If you’re thinking, “but Maine already has medical marijuana!” you’re not alone. But Maine’s medical marijuana is a strange thing: they have no medical marijuana program or medical marijuana cards. If your doctor recommends it, you can have medical marijuana… if you can find it:
Sometime in the next couple of months, Maine lawmakers will take up a bill that could revolutionize the way medical marijuana patients are treated in Maine and how they get access to the drug. If the Legislature fails to approve the Maine Medical Marijuana Act, the measure will be headed for Maine voters this fall. That’s because supporters have gathered more than 55,000 valid signatures to get it on the ballot.
Maine, along with 12 other states including California, has had a medical marijuana law on the books for ten years. Maine voters approved it by a wide margin. But ever since the law was passed, patients have had no practical, legal way of accessing marijuana. First they have to find a doctor willing to recommend it as a treatment. Then they have to grow a few plants on their own or find someone willing to do it for them. So activists have launched a new initiative to legally distribute medical marijuana through non-profit, state-licensed dispensaries.
The initiative proposed by Leavitt and the group Maine Citizens for Patient Rights directs DHHS to issue identification cards to patients who qualify for medical marijuana. The cards are voluntary. And they would also be issued to patients’ primary caregivers, those who provide pot through the dispensaries. Each caregiver would be limited to five qualified patients and no more than six marijuana plants for each. The plants would be grown in a secure facility.
In addition to creating a dispensary system for medical marijuana, including registration and renewal fees to pay for it, Maine’s initiative also expands the list of diseases and conditions eligible for medical marijuana treatment. Hepatitis C, Crohn’s disease, ALS and chronic pain would be added.
But Roy Mckinney says the very nature of these dispensaries will make them hard to police. He points to research from the California Police Association that highlights numerous problems with California’s medical marijuana law and a white paper from the Riverside District Attorney’s Office, “that in fact stated, and I’ll quote: ‘Medical marijuana storefront businesses have allowed criminals to flourish in California.’ And I don’t think that’s anything that the people in Maine want,” he says.

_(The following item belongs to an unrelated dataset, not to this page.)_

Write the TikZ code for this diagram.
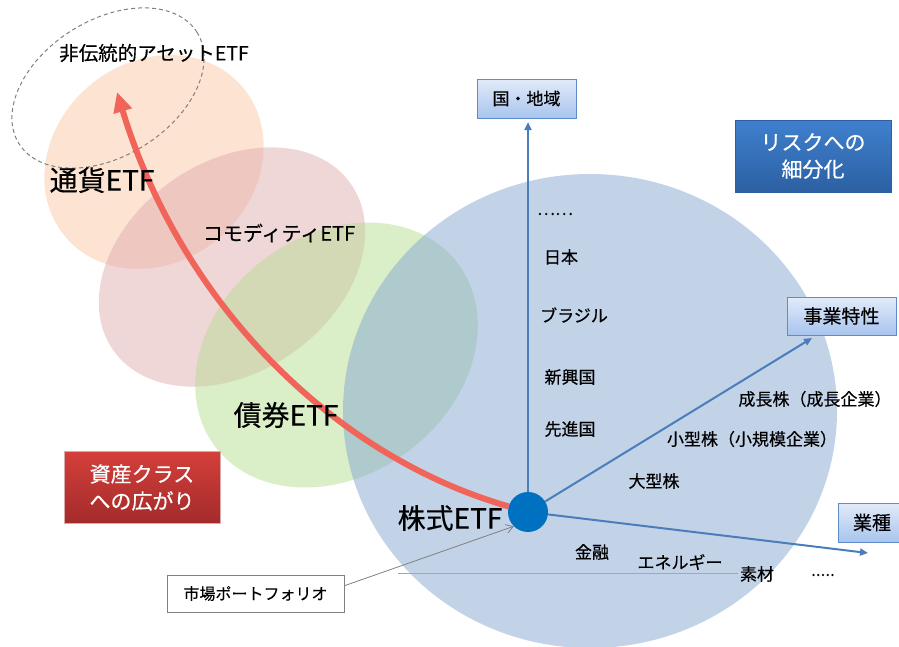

Which is why the people of Maine have signed an initiative to create dispensaries nothing like what’s happening in California. Law enforcement in other states need to understand that California’s medical marijuana law is its own creature unlike any of the other twelve medical marijuana states. Doctors there can recommend medical marijuana for any condition they feel marijuana will help. Dispensaries there can serve anyone with a card or recommendation. While there are operating guidelines, there is no mandated caregiver system requiring the dispensaries to care for certain patients or limiting how many patients they can serve. Finally, there is no statute on the production of the medical marijuana aside from the plant and possession limits. Using any comparison of California’s dispensary system’s pros and cons to discuss the Maine dispensary bill is like pointing out a shark attack off Venice Beach, California as reason why Mainers shouldn’t set lobster traps. What applies in California does not apply to Maine!

I don’t have that info off-hand. May I suggest contacting the Rhode Island Patients’ Advocacy Coalition and Maine-ly NORML – they’re local and would probably have the best info. What I have here at NORML can be found for Maine and Rhode Island and the contact info for both states’ programs will be there as well.
I was hoping the you could answer some questions of mine regarding the law on medical marijuana caregivers in the state of Rhode Island and Maine. How many patience is a caregivers allowed? How many caregivers can live in one household? How many caregivers is a patient allowed? How do you get patience? Are they appointed to you by state? How many plants are allowed by the patient? How many in veg and how many mature? What is the registration fee for a caregiver? And how can I open my own dispensery? What is qulifed as mature? When they are ready to harvest or when they show gender? I hope that maybe you can help answer some of these question’s. I look forward to hearing from you. Thank you Carl.